# Written exercise
Your task is to retype the lines from the opening of the material through the line that includes "ax = fig.add_axes([134/778, 107/471, 446/778, 334/471])". Do not copy the pictures.

--- BEGIN Data excerpt ---

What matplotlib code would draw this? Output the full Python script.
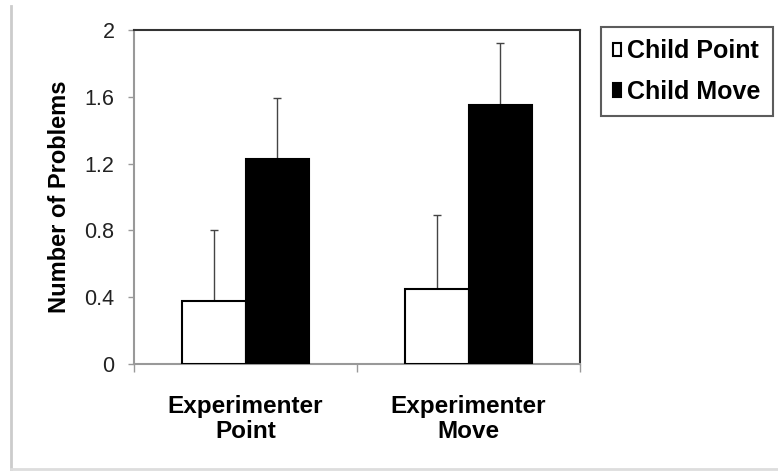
import numpy as np
import matplotlib
matplotlib.use('Agg')
import matplotlib.pyplot as plt
from matplotlib.lines import Line2D
from matplotlib import font_manager

categories = ['Experimenter\nPoint', 'Experimenter\nMove']
series = ['Child Point', 'Child Move']
child_point = [0.38, 0.45]
child_move = [1.23, 1.55]
child_point_err = [0.42, 0.44]
child_move_err = [0.36, 0.37]
yticks = [0, 0.4, 0.8, 1.2, 1.6, 2]
ytick_labels = ['0', '0.4', '0.8', '1.2', '1.6', '2']

names = {f.name for f in font_manager.fontManager.ttflist}
narrow = 'Liberation Sans Narrow' if 'Liberation Sans Narrow' in names else 'Liberation Sans'
plt.rcParams['font.family'] = ['Liberation Sans', 'DejaVu Sans']

fig = plt.figure(figsize=(7.78, 4.71), dpi=100)
ax = fig.add_axes([134/778, 107/471, 446/778, 334/471])

x = np.arange(len(categories))
w = 0.285
b1 = ax.bar(x - w/2, child_point, w, color='white', edgecolor='black', linewidth=1.5, label=series[0], zorder=3)
b2 = ax.bar(x + w/2, child_move, w, color='black', edgecolor='black', linewidth=1.5, label=series[1], zorder=3)

# one-sided error bars
ax.errorbar(x - w/2, child_point, yerr=[np.zeros(2), child_point_err], fmt='none',
            ecolor='#444444', elinewidth=1, capsize=3, capthick=1, zorder=2)
ax.errorbar(x + w/2, child_move, yerr=[np.zeros(2), child_move_err], fmt='none',
            ecolor='#444444', elinewidth=1, capsize=3, capthick=1, zorder=2)

ax.set_xlim(-0.5, 1.5)
ax.set_ylim(0, 2)
ax.set_yticks(yticks)
ax.set_yticklabels(ytick_labels, fontfamily=narrow, fontsize=15.5, color='#222222')
ax.set_xticks(x)
ax.set_xticklabels(categories, fontsize=17.5, fontweight='bold', linespacing=1.15)
ax.set_xticks([-0.5, 0.5, 1.5], minor=True)
ax.tick_params(axis='x', which='major', length=0, pad=22)
ax.tick_params(axis='x', which='minor', length=6, color='#999999', width=1)
ax.tick_params(axis='y', length=4, color='#999999', width=1, pad=10)
ax.set_ylabel('Number of Problems', fontsize=17, fontweight='bold', labelpad=10)

for s in ['left', 'bottom']:
    ax.spines[s].set_color('#999999')
    ax.spines[s].set_linewidth(1.5)
for s in ['top', 'right']:
    ax.spines[s].set_color('#333333')
    ax.spines[s].set_linewidth(1.5)

leg = fig.legend(handles=[b1, b2], labels=series, loc='upper right',
                 bbox_to_anchor=(773/778, 1 - 27/471), frameon=True, fancybox=False,
                 prop={'weight': 'bold', 'size': 18}, handlelength=0.3, handleheight=0.45,
                 handletextpad=0.25, borderpad=0.5, labelspacing=0.65, borderaxespad=0)
leg.get_frame().set_edgecolor('#333333')
leg.get_frame().set_linewidth(1.5)

# light frame lines around the figure
fig.add_artist(Line2D([11/778, 11/778], [1 - 470/471, 1 - 6/471], color='#cccccc', lw=2))
fig.add_artist(Line2D([11/778, 1], [1 - 469/471, 1 - 469/471], color='#dddddd', lw=2))

fig.savefig('out.png', dpi=100)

--- END Data excerpt ---

# Written solution
What matplotlib code would draw this? Output the full Python script.
import numpy as np
import matplotlib
matplotlib.use('Agg')
import matplotlib.pyplot as plt
from matplotlib.lines import Line2D
from matplotlib import font_manager

categories = ['Experimenter\nPoint', 'Experimenter\nMove']
series = ['Child Point', 'Child Move']
child_point = [0.38, 0.45]
child_move = [1.23, 1.55]
child_point_err = [0.42, 0.44]
child_move_err = [0.36, 0.37]
yticks = [0, 0.4, 0.8, 1.2, 1.6, 2]
ytick_labels = ['0', '0.4', '0.8', '1.2', '1.6', '2']

names = {f.name for f in font_manager.fontManager.ttflist}
narrow = 'Liberation Sans Narrow' if 'Liberation Sans Narrow' in names else 'Liberation Sans'
plt.rcParams['font.family'] = ['Liberation Sans', 'DejaVu Sans']

fig = plt.figure(figsize=(7.78, 4.71), dpi=100)
ax = fig.add_axes([134/778, 107/471, 446/778, 334/471])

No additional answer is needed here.